EXTRACTED INFORMATION ->
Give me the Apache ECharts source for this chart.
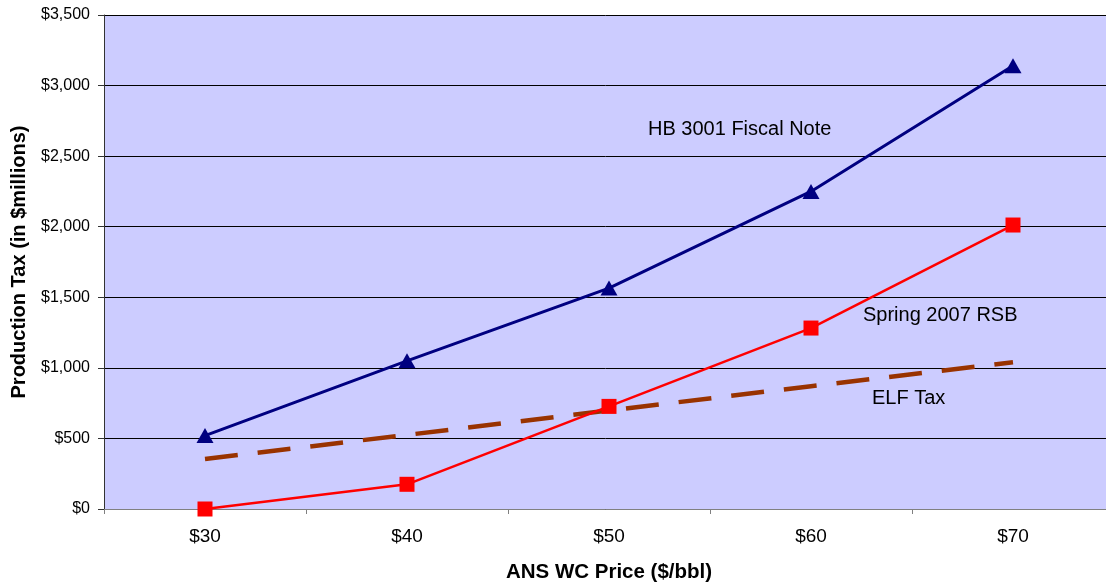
<!DOCTYPE html>
<html>
<head>
<meta charset="utf-8">
<title>Production Tax vs ANS WC Price</title>
<script src="https://cdn.jsdelivr.net/npm/echarts@6/dist/echarts.min.js"></script>
<style>
  html, body { margin: 0; padding: 0; background: #ffffff; overflow: hidden; }
  #chart { width: 1106px; height: 583px; }
</style>
</head>
<body>
<div id="chart"></div>
<script>
// Oil price scenarios ($/bbl)
const categories = ['$30', '$40', '$50', '$60', '$70'];

// Production tax revenue, $ millions
const hbFiscalNote = [520, 1050, 1565, 2250, 3140];
const spring2007RSB = [0, 175, 727, 1282, 2012];
const elfTax = [355, 525, 698, 870, 1040];

// Value axis settings
const yMin = 0;
const yMax = 3500;
const yStep = 500;

const FONT = '"Liberation Sans", Arial, Helvetica, sans-serif';

const chart = echarts.init(document.getElementById('chart'), null, { renderer: 'canvas' });

const fmtMoney = v => '$' + v.toLocaleString('en-US');

chart.setOption({
  animation: false,
  backgroundColor: '#ffffff',
  textStyle: { fontFamily: FONT },
  grid: {
    left: 104, top: 15, right: -8, bottom: 74,
    outerBoundsMode: 'none',
    containLabel: false,
    show: true,
    backgroundColor: '#CCCCFF',
    borderWidth: 0
  },
  xAxis: {
    type: 'category',
    data: categories,
    boundaryGap: true,
    name: 'ANS WC Price ($/bbl)',
    nameLocation: 'middle',
    nameGap: 53,
    nameTextStyle: { fontFamily: FONT, fontSize: 20.5, fontWeight: 'bold', color: '#000000' },
    axisLine: { show: true, lineStyle: { color: '#808080', width: 1 } },
    axisTick: { show: true, inside: false, length: 5, alignWithLabel: false, lineStyle: { color: '#808080' } },
    axisLabel: { fontFamily: FONT, fontSize: 19, color: '#000000', margin: 18 },
    splitLine: { show: false }
  },
  yAxis: {
    type: 'value',
    min: yMin,
    max: yMax,
    interval: yStep,
    name: 'Production Tax (in $millions)',
    nameLocation: 'middle',
    nameGap: 75,
    nameTextStyle: { fontFamily: FONT, fontSize: 20, fontWeight: 'bold', color: '#000000' },
    axisLine: { show: true, lineStyle: { color: '#333333', width: 1 } },
    axisTick: { show: true, inside: false, length: 6, lineStyle: { color: '#333333' } },
    axisLabel: { fontFamily: FONT, fontSize: 16, color: '#000000', margin: 14, formatter: fmtMoney },
    splitLine: { show: true, lineStyle: { color: '#000000', width: 1 } }
  },
  series: [
    {
      name: 'ELF Tax',
      type: 'line',
      data: elfTax,
      symbol: 'none',
      lineStyle: { color: '#993300', width: 4.5, type: [33, 20] },
      z: 2
    },
    {
      name: 'HB 3001 Fiscal Note',
      type: 'line',
      data: hbFiscalNote,
      symbol: 'triangle',
      symbolSize: [17, 15],
      itemStyle: { color: '#000080' },
      lineStyle: { color: '#000080', width: 3 },
      z: 3
    },
    {
      name: 'Spring 2007 RSB',
      type: 'line',
      data: spring2007RSB,
      symbol: 'rect',
      symbolSize: 15,
      clip: false,
      itemStyle: { color: '#FF0000' },
      lineStyle: { color: '#FF0000', width: 2.5 },
      z: 4
    }
  ],
  graphic: [
    {
      type: 'text', left: 648, top: 119,
      style: { text: 'HB 3001 Fiscal Note', fontFamily: FONT, fontSize: 20, fill: '#000000' }
    },
    {
      type: 'text', left: 863, top: 305,
      style: { text: 'Spring 2007 RSB', fontFamily: FONT, fontSize: 20, fill: '#000000' }
    },
    {
      type: 'text', left: 872, top: 388,
      style: { text: 'ELF Tax', fontFamily: FONT, fontSize: 20, fill: '#000000' }
    }
  ]
});
</script>
</body>
</html>
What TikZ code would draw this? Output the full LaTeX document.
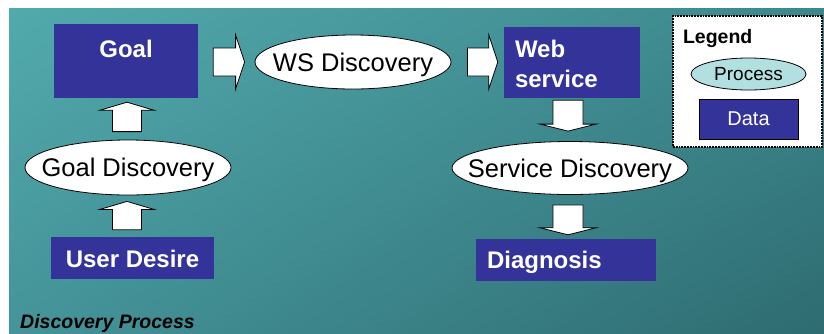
\documentclass[tikz,border=0pt]{standalone}
\usepackage{fontspec}
\setmainfont{Liberation Sans}
\usetikzlibrary{shapes.geometric,calc,shadings}
\definecolor{databl}{RGB}{51,51,153}
\definecolor{proccy}{RGB}{178,224,224}
\definecolor{bgTL}{RGB}{82,170,173}
\definecolor{bgTR}{RGB}{60,135,140}
\definecolor{bgBL}{RGB}{68,148,153}
\definecolor{bgBR}{RGB}{46,108,113}
\newcommand\bodyw{14pt}
\newcommand\headw{27pt}
\newcommand\headlen{9pt}
\newcommand\blkarrow[2]{%
  \coordinate (ba-m) at ($(#2)!\headlen!(#1)$);
  \draw[blockarrow] ($(#1)!\bodyw!90:(#2)$) -- ($(ba-m)!\bodyw!90:(#2)$)
    -- ($(ba-m)!\headw!90:(#2)$) -- (#2) -- ($(ba-m)!\headw!-90:(#2)$)
    -- ($(ba-m)!\bodyw!-90:(#2)$) -- ($(#1)!\bodyw!-90:(#2)$) -- cycle;}
\tikzset{
  databox/.style={draw=none, fill=databl, text=white, inner sep=0pt,
    font=\fontsize{24}{30}\selectfont\bfseries},
  procell/.style={ellipse, draw=black, line width=0.8pt, fill=white, inner sep=0pt,
    text height=18pt, text depth=0pt, font=\fontsize{25.5}{30}\selectfont},
  blockarrow/.style={draw=black, line width=0.8pt, fill=white, line join=miter},
}
\begin{document}
\begin{tikzpicture}[x=1pt, y=-1pt]
\useasboundingbox (0,0) rectangle (824,333);
\fill[white] (0,0) rectangle (824,333);
\shade[upper left=bgTL, upper right=bgTR, lower left=bgBL, lower right=bgBR] (9,8) rectangle (824,333);

% data boxes
\node[databox, minimum width=144pt, text height=33pt, text depth=41pt] (goal) at (126,61) {Goal};
\node[databox, text width=114pt, inner xsep=11pt, align=left, text height=30pt, text depth=41pt] (web) at (572,62.5) {Web\\service};
\node[databox, minimum width=163pt, text height=30pt, text depth=12pt] (user) at (132.5,258) {User Desire};
\node[databox, text width=158pt, inner xsep=11pt, align=left, text height=29pt, text depth=13pt] (diag) at (566,260) {Diagnosis};

% processes
\node[procell, minimum width=196pt, minimum height=54pt] (ws) at (353,62) {\makebox[0pt]{WS Discovery}};
\node[procell, minimum width=206pt, minimum height=55pt] (gd) at (128,167.5) {\makebox[0pt]{Goal Discovery}};
\node[procell, minimum width=236pt, minimum height=53pt] (sd) at (570,168) {\makebox[0pt]{Service Discovery}};

% arrow endpoints
\coordinate (a1s) at ($(goal.east |- ws.center)+(15,0)$);
\coordinate (a1e) at ($(ws.west)+(-10,0)$);
\coordinate (a2s) at ($(ws.east)+(16,0)$);
\coordinate (a2e) at ($(web.west |- ws.center)+(-6,0)$);
\coordinate (a3s) at ($(web.south -| 568,0)+(0,2)$);
\coordinate (a3e) at ($(sd.north -| 568,0)+(0,-10)$);
\coordinate (a4s) at ($(sd.south -| 568,0)+(0,10)$);
\coordinate (a4e) at ($(diag.north -| 568,0)+(0,-4)$);
\coordinate (a5s) at ($(gd.north -| 127,0)+(0,-8)$);
\coordinate (a5e) at ($(goal.south -| 127,0)+(0,4)$);
\coordinate (a6s) at ($(user.north -| 127,0)+(0,-7)$);
\coordinate (a6e) at ($(gd.south -| 127,0)+(0,6)$);

\blkarrow{a1s}{a1e}
\blkarrow{a2s}{a2e}
\renewcommand\bodyw{15pt}\renewcommand\headw{28pt}\renewcommand\headlen{7pt}
\blkarrow{a3s}{a3e}
\blkarrow{a4s}{a4e}
\renewcommand\bodyw{14.5pt}\renewcommand\headw{27pt}\renewcommand\headlen{8pt}
\blkarrow{a5s}{a5e}
\blkarrow{a6s}{a6e}

% legend
\node[draw=black, densely dotted, line width=1.8pt, fill=white, inner xsep=10pt, inner ysep=0pt,
  text width=129pt, align=left, text height=27pt, text depth=104pt,
  font=\fontsize{19.5}{24}\selectfont\bfseries] (legend) at (747.5,81.5) {Legend};
\node[ellipse, draw=black, line width=0.8pt, fill=proccy, minimum width=115pt, minimum height=32pt,
  inner sep=0pt, font=\fontsize{19}{22}\selectfont] (lproc) at (748.5,74) {Process};
\node[draw=black, line width=0.5pt, fill=databl, text=white, minimum width=99pt, minimum height=40pt,
  inner sep=0pt, font=\fontsize{20}{24}\selectfont] (ldata) at (748.5,119) {Data};

% caption
\node[anchor=base west, inner sep=0pt, font=\fontsize{19.5}{24}\selectfont\bfseries\itshape] (cap) at (20,328) {Discovery Process};
\end{tikzpicture}
\end{document}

STATED EXERCISE -> Up to and including the line with "const fmtMoney = v", copy the data above from its first line. Skip pictures.

ANSWER ->
Give me the Apache ECharts source for this chart.
<!DOCTYPE html>
<html>
<head>
<meta charset="utf-8">
<title>Production Tax vs ANS WC Price</title>
<script src="https://cdn.jsdelivr.net/npm/echarts@6/dist/echarts.min.js"></script>
<style>
  html, body { margin: 0; padding: 0; background: #ffffff; overflow: hidden; }
  #chart { width: 1106px; height: 583px; }
</style>
</head>
<body>
<div id="chart"></div>
<script>
// Oil price scenarios ($/bbl)
const categories = ['$30', '$40', '$50', '$60', '$70'];

// Production tax revenue, $ millions
const hbFiscalNote = [520, 1050, 1565, 2250, 3140];
const spring2007RSB = [0, 175, 727, 1282, 2012];
const elfTax = [355, 525, 698, 870, 1040];

// Value axis settings
const yMin = 0;
const yMax = 3500;
const yStep = 500;

const FONT = '"Liberation Sans", Arial, Helvetica, sans-serif';

const chart = echarts.init(document.getElementById('chart'), null, { renderer: 'canvas' });

const fmtMoney = v => '$' + v.toLocaleString('en-US');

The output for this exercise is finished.